People trust other people. Put that fact to use by including employees in your recruitment marketing efforts. Film testimonials to post to Youtube and office tours to use on Facebook. Consider giving the reins of the account over to them for a day. That way they can record a real “day in the life” and post it to Snapchat. Now not only do you have your regular brand voice out there, you also have actual employees sharing what they love, in their own authentic voices, as well.

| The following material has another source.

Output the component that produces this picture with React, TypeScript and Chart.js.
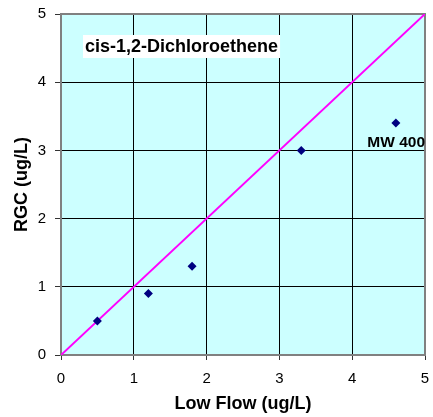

In today’s crowded, candidate controlled job market, having this sort of real, authentic voice on social media is crucial to cultivating the kind of brand people will not only trust but will draw them in, making them want to join you. And that’s the whole idea behind recruitment marketing, right?

#5: Make it easy

Share information you want your people to know via multiple channels. Not everybody will respond to a blast email, join in on a companywide brown-bag webinar, or read the latest updates on the intranet. But chances are that nearly everyone will do one of those.

Share company updates on social, via the main accounts, then encourage folks to re-share them to their networks. This shows their friends that they trust what you have to say, and that they should too.

Include call-outs in company emails. Not just letting people know what information it’s OK to share, but actually giving them an easy quote makes it a surefire way to get the right word out.

Key point to remember:

At the end of the day, the thing to keep in mind is that recruitment marketing is a long game. You’re not going to see results immediately. Your company reputation, if a bit tarnished when you do your initial research, won’t become stellar in 3 weeks. These tactics take time, and work to bring results. But when they do, and when your brand ambassadors are out there talking you up and referring their friends, it’ll all be worth it.